When there is a complaint about the phone system, it is often symptomatic of a deeper issue.
“Usually they’re already mad about something else, like a problem with financial aid, and they start complaining about the whole phone system,” says Debbie Mitchell, director of business services.
To Mitchell, the advantages of automation are obvious: control is in the caller’s hands, hours of operation are extended, the school has the flexibility to manage a large volume of calls without adding staff and operators can give better service to those who really need it.
“We have no plans to do away with the automated system,” Mitchell says. “We’re looking at how we can enhance it and get even more bang for our buck.”
With 14,000 students spread over three campuses, Pikes Peak Community College in Colorado Springs, Colo., has relied on a machine to answer its phones for the last seven or eight years.
But now colleges officials are thinking they may better serve their customers by having them talk to someone live and in person.
“There is something to be said for answering the phone, even it means taking a message or transferring the call,” says Beth Lebsock, dean of student services who will soon turn off the automation at the college.
“We think it may be worth a try to see if we can handle the phone load and really provide better service,” she says.
The general consensus at the college, she says, is that many people don’t find an automated system to be friendly. Without hiring additional staff, the college is planning to “go back to where a human being talks to people.
“We have lots of focus on customer service and finding better ways to meet the needs of students,” Lebsock says. “Sometimes you think automation will help, and it often doesn’t.”
Pluses and Minuses
James R. Mingle, executive director of the State Higher Education Executive Officers and an expert on technology applications in higher education, believes, like most college officials, that there are pluses and minus to automated phone answering.
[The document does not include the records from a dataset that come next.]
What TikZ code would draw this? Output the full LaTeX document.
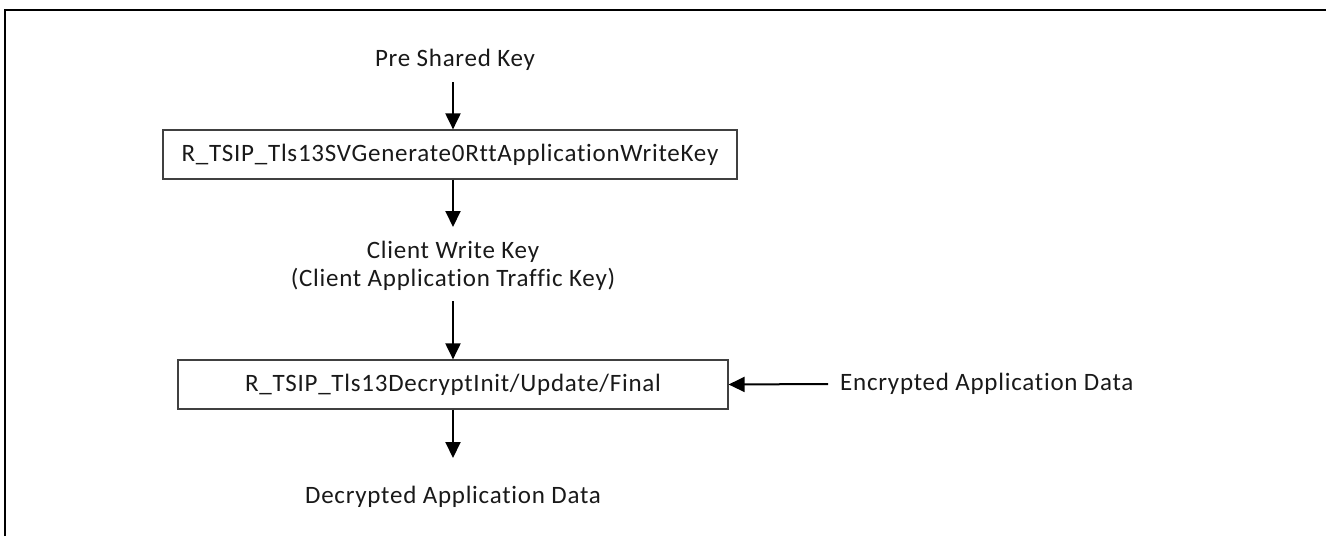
\documentclass[tikz,border=0pt]{standalone}
\usepackage{fontspec}
\setmainfont{Carlito}[Ligatures={NoCommon}, LetterSpace=3]
\usetikzlibrary{arrows.meta}
\begin{document}
\begin{tikzpicture}[x=1pt,y=-1pt,
  lbl/.style={font=\fontsize{25}{28}\selectfont, inner sep=0pt, align=center, text=black!90},
  fbox/.style={draw=black!75, line width=1.2pt, minimum height=49pt, inner sep=0pt, font=\fontsize{25}{28}\selectfont, text=black!90},
  arr/.style={line width=2pt, -{Triangle[width=15pt,length=16pt]}}]
\useasboundingbox (0,0) rectangle (1326,536);
\draw[line width=2.2pt] (5,536) -- (5,10) -- (1326,10);
\node[lbl] (psk) at (455,60) {Pre Shared Key};
\node[fbox, minimum width=574pt] (b1) at (450,154.5) {R\_TSIP\_Tls13SVGenerate0RttApplicationWriteKey};
\node[lbl] (cwk) at (453,266) {Client Write Key\\(Client Application Traffic Key)};
\node[fbox, minimum width=550pt] (b2) at (453,384.5) {R\_TSIP\_Tls13DecryptInit/Update/Final};
\node[lbl] (dad) at (453,497) {Decrypted Application Data};
\node[lbl, anchor=west] (ead) at (840,384) {Encrypted Application Data};
\coordinate (s1) at (453,82);
\coordinate (t2) at (453,227);
\coordinate (s3) at (453,301);
\coordinate (t4) at (453,458);
\coordinate (s5) at (828,384);
\draw[arr] (s1) -- (s1 |- b1.north);
\draw[arr] (t2 |- b1.south) -- (t2);
\draw[arr] (s3) -- (s3 |- b2.north);
\draw[arr] (t4 |- b2.south) -- (t4);
\draw[arr] (s5) -- (b2.east);
\end{tikzpicture}
\end{document}
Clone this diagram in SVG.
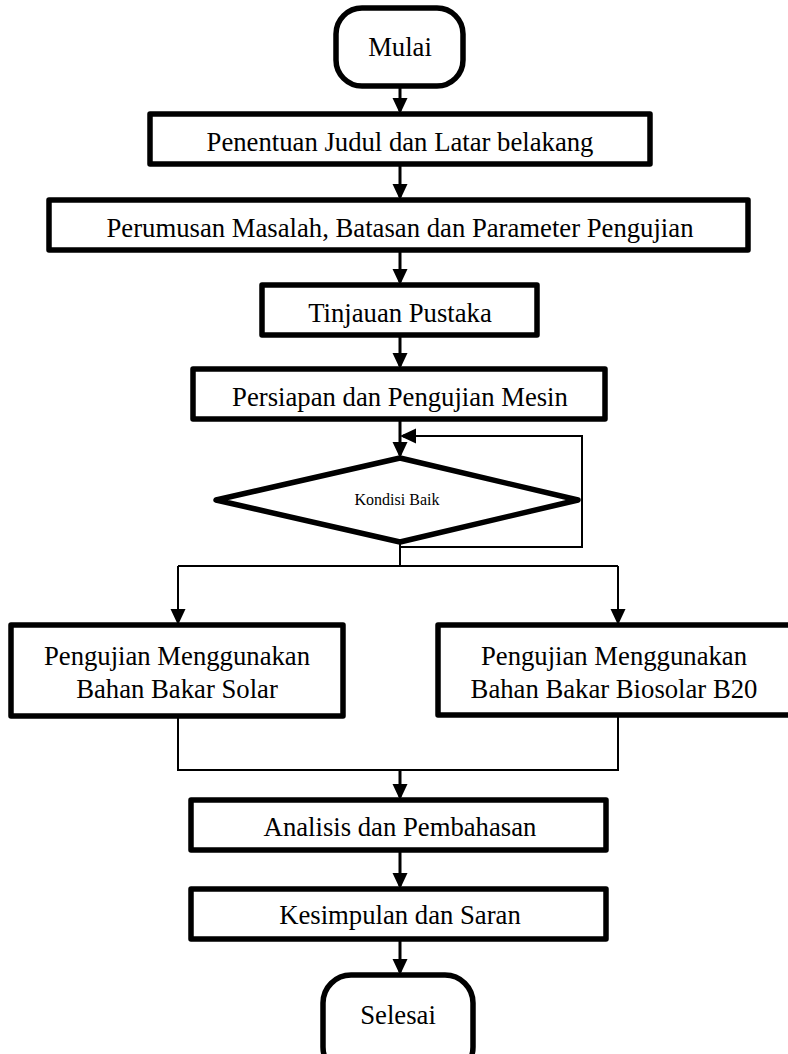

“If you can get the user to do the data entry, you’ve eliminated the middle man,” Mingle reasons. “But the [automated] telephone thing irritates me as well.”
On the positive side, automation provides more consistent information and can allow a caller to move straight to the specialist when he needs one. On the negative side, callers can get caught in a loop.
“At some point you want to talk to a person to solve your particular problem,” he says. “Automated systems can’t do that yet.”
The answer, Mingle believes, lies in the computer and the Internet.
“People are happier with the Web,” he says. “If I can use a search engine to find someone and then send an e-mail, the results will be much richer and robust than a phone system.”